Copy out every line exactly, passing over the pictures.

◇ ◇ ◇ ◇ ◇ ◇ ◇

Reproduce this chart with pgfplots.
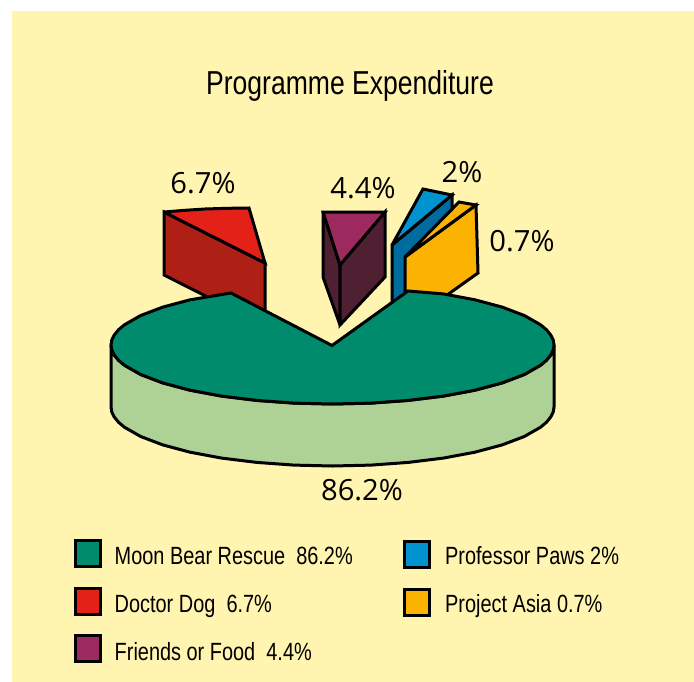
\documentclass[border=0pt]{standalone}
\usepackage{pgfplots}
\pgfplotsset{compat=1.18}
\usepackage{fontspec}
\setmainfont{Liberation Sans}
\newfontfamily\pct{Open Sans}
\definecolor{bg}{HTML}{FFF4B0}
\definecolor{grn}{HTML}{008C6C}
\definecolor{lgrn}{HTML}{AED196}
\definecolor{rd}{HTML}{E42119}
\definecolor{drd}{HTML}{AE1F15}
\definecolor{pur}{HTML}{9D2A5E}
\definecolor{dpur}{HTML}{4F2032}
\definecolor{blu}{HTML}{0093D0}
\definecolor{dblu}{HTML}{006B9D}
\definecolor{org}{HTML}{FBB200}
\newcommand{\lgd}[1]{\scalebox{.80}[1]{\fontsize{25}{25}\selectfont #1}}
\newcommand{\pc}[1]{\fontsize{29.3}{29.3}\pct #1}
\begin{document}
\begin{tikzpicture}
\begin{axis}[
  width=694bp,height=682bp,scale only axis,
  xmin=0,xmax=694,ymin=0,ymax=682,y dir=reverse,
  axis lines=none,clip=true,
  every axis plot/.style={line width=3bp,line join=miter,miter limit=3,draw=black},
]
% panel
\addplot[fill=white,draw=none] coordinates {(0,0)(694,0)(694,682)(0,682)} --cycle;
\addplot[fill=bg,draw=none] coordinates {(12,11)(694,11)(694,682)(12,682)} --cycle;
% doctor dog
\addplot[fill=drd] coordinates {(164,212)(265,263)(265,326)(164,275)} --cycle;
\addplot[fill=rd] coordinates {(164,212)(185,210.3)(205,209)(228,208.3)(249,208)(265,263)} --cycle;
% friends or food
\addplot[fill=dpur] coordinates {(323,212)(340,265)(340,325)(323,277)} --cycle;
\addplot[fill=dpur] coordinates {(340,265)(385,212)(385,277)(340,325)} --cycle;
\addplot[fill=pur] coordinates {(323,212)(385,212)(340,265)} --cycle;
% professor paws
\addplot[fill=dblu] coordinates {(392,245)(452,195)(452,260)(392,312)} --cycle;
\addplot[fill=blu] coordinates {(423,189)(452,195)(392,245)} --cycle;
% project asia
\addplot[fill=org] coordinates {(405,257)(476,205)(478,273)(405,325)} --cycle;
\addplot[fill=org] coordinates {(405,257)(459,202)(476,205)} --cycle;
% moon bear: wall
\addplot[fill=lgrn] coordinates {(554,345)(553.2,350.1)(550.6,355.2)(546.4,360.3)(540.6,365.2)(524.3,374.5)(502.2,382.9)(474.9,390.2)(443.3,396.1)(408.3,400.4)(371.0,403.1)(332.5,404)(294.0,403.1)(256.7,400.4)(221.7,396.1)(190.1,390.2)(162.8,382.9)(140.7,374.5)(124.4,365.2)(118.6,360.3)(114.4,355.2)(111.8,350.1)(111,345)
 (111,407)(111.8,412.1)(114.4,417.2)(118.6,422.3)(124.4,427.2)(140.7,436.5)(162.8,444.9)(190.1,452.2)(221.7,458.1)(256.7,462.4)(294.0,465.1)(332.5,466)(371.0,465.1)(408.3,462.4)(443.3,458.1)(474.9,452.2)(502.2,444.9)(524.3,436.5)(540.6,427.2)(546.4,422.3)(550.6,417.2)(553.2,412.1)(554,407)} --cycle;
% moon bear: top
\addplot[fill=grn] coordinates {(554,345)(553.2,350.1)(550.6,355.2)(546.4,360.3)(540.6,365.2)(524.3,374.5)(502.2,382.9)(474.9,390.2)(443.3,396.1)(408.3,400.4)(371.0,403.1)(332.5,404)(294.0,403.1)(256.7,400.4)(221.7,396.1)(190.1,390.2)(162.8,382.9)(140.7,374.5)(124.4,365.2)(118.6,360.3)(114.4,355.2)(111.8,350.1)(111,345)
 (111.8,339.9)(114.4,334.8)(118.6,329.7)(124.4,324.8)(140.7,315.5)(162.8,307.1)(190.1,299.8)(231,293)(332,345.5)(408,291)(443.3,293.9)(474.9,299.8)(502.2,307.1)(524.3,315.5)(540.6,324.8)(546.4,329.7)(550.6,334.8)(553.2,339.9)} --cycle;
% legend swatches
\addplot[fill=grn] coordinates {(75.5,540)(100,540)(100,566)(75.5,566)} --cycle;
\addplot[fill=rd] coordinates {(75.5,588)(100,588)(100,614)(75.5,614)} --cycle;
\addplot[fill=pur] coordinates {(75.5,635)(100,635)(100,661)(75.5,661)} --cycle;
\addplot[fill=blu] coordinates {(404.5,541)(429,541)(429,567)(404.5,567)} --cycle;
\addplot[fill=org] coordinates {(404.5,589)(429,589)(429,615)(404.5,615)} --cycle;
% text
\node[anchor=base,inner sep=0pt] at (axis cs:350,94) {\scalebox{.80}[1]{\fontsize{33.3}{33.3}\selectfont Programme Expenditure}};
\node[anchor=center] at (axis cs:203,183) {\pc{6.7\%}};
\node[anchor=center] at (axis cs:363,188) {\pc{4.4\%}};
\node[anchor=center] at (axis cs:462,172) {\pc{2\%}};
\node[anchor=center] at (axis cs:522,241) {\pc{0.7\%}};
\node[anchor=center] at (axis cs:362,490) {\pc{86.2\%}};
\node[anchor=base west,inner sep=0pt] at (axis cs:114.5,564) {\lgd{Moon Bear Rescue\ \ 86.2\%}};
\node[anchor=base west,inner sep=0pt] at (axis cs:114.5,612) {\lgd{Doctor Dog\ \ 6.7\%}};
\node[anchor=base west,inner sep=0pt] at (axis cs:114.5,660) {\lgd{Friends or Food\ \ 4.4\%}};
\node[anchor=base west,inner sep=0pt] at (axis cs:445,564) {\lgd{Professor Paws 2\%}};
\node[anchor=base west,inner sep=0pt] at (axis cs:445,612) {\lgd{Project Asia 0.7\%}};
\end{axis}
\end{tikzpicture}
\end{document}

◇ ◇ ◇ ◇ ◇ ◇ ◇

WRITTEN RESPONSE:
Reproduce this chart with pgfplots.
\documentclass[border=0pt]{standalone}
\usepackage{pgfplots}
\pgfplotsset{compat=1.18}
\usepackage{fontspec}
\setmainfont{Liberation Sans}
\newfontfamily\pct{Open Sans}
\definecolor{bg}{HTML}{FFF4B0}
\definecolor{grn}{HTML}{008C6C}
\definecolor{lgrn}{HTML}{AED196}
\definecolor{rd}{HTML}{E42119}
\definecolor{drd}{HTML}{AE1F15}
\definecolor{pur}{HTML}{9D2A5E}
\definecolor{dpur}{HTML}{4F2032}
\definecolor{blu}{HTML}{0093D0}
\definecolor{dblu}{HTML}{006B9D}
\definecolor{org}{HTML}{FBB200}
\newcommand{\lgd}[1]{\scalebox{.80}[1]{\fontsize{25}{25}\selectfont #1}}
\newcommand{\pc}[1]{\fontsize{29.3}{29.3}\pct #1}
\begin{document}
\begin{tikzpicture}
\begin{axis}[
  width=694bp,height=682bp,scale only axis,
  xmin=0,xmax=694,ymin=0,ymax=682,y dir=reverse,
  axis lines=none,clip=true,
  every axis plot/.style={line width=3bp,line join=miter,miter limit=3,draw=black},
]
% panel
\addplot[fill=white,draw=none] coordinates {(0,0)(694,0)(694,682)(0,682)} --cycle;
\addplot[fill=bg,draw=none] coordinates {(12,11)(694,11)(694,682)(12,682)} --cycle;
% doctor dog
\addplot[fill=drd] coordinates {(164,212)(265,263)(265,326)(164,275)} --cycle;
\addplot[fill=rd] coordinates {(164,212)(185,210.3)(205,209)(228,208.3)(249,208)(265,263)} --cycle;
% friends or food
\addplot[fill=dpur] coordinates {(323,212)(340,265)(340,325)(323,277)} --cycle;
\addplot[fill=dpur] coordinates {(340,265)(385,212)(385,277)(340,325)} --cycle;
\addplot[fill=pur] coordinates {(323,212)(385,212)(340,265)} --cycle;
% professor paws
\addplot[fill=dblu] coordinates {(392,245)(452,195)(452,260)(392,312)} --cycle;
\addplot[fill=blu] coordinates {(423,189)(452,195)(392,245)} --cycle;
% project asia
\addplot[fill=org] coordinates {(405,257)(476,205)(478,273)(405,325)} --cycle;
\addplot[fill=org] coordinates {(405,257)(459,202)(476,205)} --cycle;
% moon bear: wall
\addplot[fill=lgrn] coordinates {(554,345)(553.2,350.1)(550.6,355.2)(546.4,360.3)(540.6,365.2)(524.3,374.5)(502.2,382.9)(474.9,390.2)(443.3,396.1)(408.3,400.4)(371.0,403.1)(332.5,404)(294.0,403.1)(256.7,400.4)(221.7,396.1)(190.1,390.2)(162.8,382.9)(140.7,374.5)(124.4,365.2)(118.6,360.3)(114.4,355.2)(111.8,350.1)(111,345)
 (111,407)(111.8,412.1)(114.4,417.2)(118.6,422.3)(124.4,427.2)(140.7,436.5)(162.8,444.9)(190.1,452.2)(221.7,458.1)(256.7,462.4)(294.0,465.1)(332.5,466)(371.0,465.1)(408.3,462.4)(443.3,458.1)(474.9,452.2)(502.2,444.9)(524.3,436.5)(540.6,427.2)(546.4,422.3)(550.6,417.2)(553.2,412.1)(554,407)} --cycle;
% moon bear: top
\addplot[fill=grn] coordinates {(554,345)(553.2,350.1)(550.6,355.2)(546.4,360.3)(540.6,365.2)(524.3,374.5)(502.2,382.9)(474.9,390.2)(443.3,396.1)(408.3,400.4)(371.0,403.1)(332.5,404)(294.0,403.1)(256.7,400.4)(221.7,396.1)(190.1,390.2)(162.8,382.9)(140.7,374.5)(124.4,365.2)(118.6,360.3)(114.4,355.2)(111.8,350.1)(111,345)
 (111.8,339.9)(114.4,334.8)(118.6,329.7)(124.4,324.8)(140.7,315.5)(162.8,307.1)(190.1,299.8)(231,293)(332,345.5)(408,291)(443.3,293.9)(474.9,299.8)(502.2,307.1)(524.3,315.5)(540.6,324.8)(546.4,329.7)(550.6,334.8)(553.2,339.9)} --cycle;
% legend swatches
\addplot[fill=grn] coordinates {(75.5,540)(100,540)(100,566)(75.5,566)} --cycle;
\addplot[fill=rd] coordinates {(75.5,588)(100,588)(100,614)(75.5,614)} --cycle;
\addplot[fill=pur] coordinates {(75.5,635)(100,635)(100,661)(75.5,661)} --cycle;
\addplot[fill=blu] coordinates {(404.5,541)(429,541)(429,567)(404.5,567)} --cycle;
\addplot[fill=org] coordinates {(404.5,589)(429,589)(429,615)(404.5,615)} --cycle;
% text
\node[anchor=base,inner sep=0pt] at (axis cs:350,94) {\scalebox{.80}[1]{\fontsize{33.3}{33.3}\selectfont Programme Expenditure}};
\node[anchor=center] at (axis cs:203,183) {\pc{6.7\%}};
\node[anchor=center] at (axis cs:363,188) {\pc{4.4\%}};
\node[anchor=center] at (axis cs:462,172) {\pc{2\%}};
\node[anchor=center] at (axis cs:522,241) {\pc{0.7\%}};
\node[anchor=center] at (axis cs:362,490) {\pc{86.2\%}};
\node[anchor=base west,inner sep=0pt] at (axis cs:114.5,564) {\lgd{Moon Bear Rescue\ \ 86.2\%}};
\node[anchor=base west,inner sep=0pt] at (axis cs:114.5,612) {\lgd{Doctor Dog\ \ 6.7\%}};
\node[anchor=base west,inner sep=0pt] at (axis cs:114.5,660) {\lgd{Friends or Food\ \ 4.4\%}};
\node[anchor=base west,inner sep=0pt] at (axis cs:445,564) {\lgd{Professor Paws 2\%}};
\node[anchor=base west,inner sep=0pt] at (axis cs:445,612) {\lgd{Project Asia 0.7\%}};
\end{axis}
\end{tikzpicture}
\end{document}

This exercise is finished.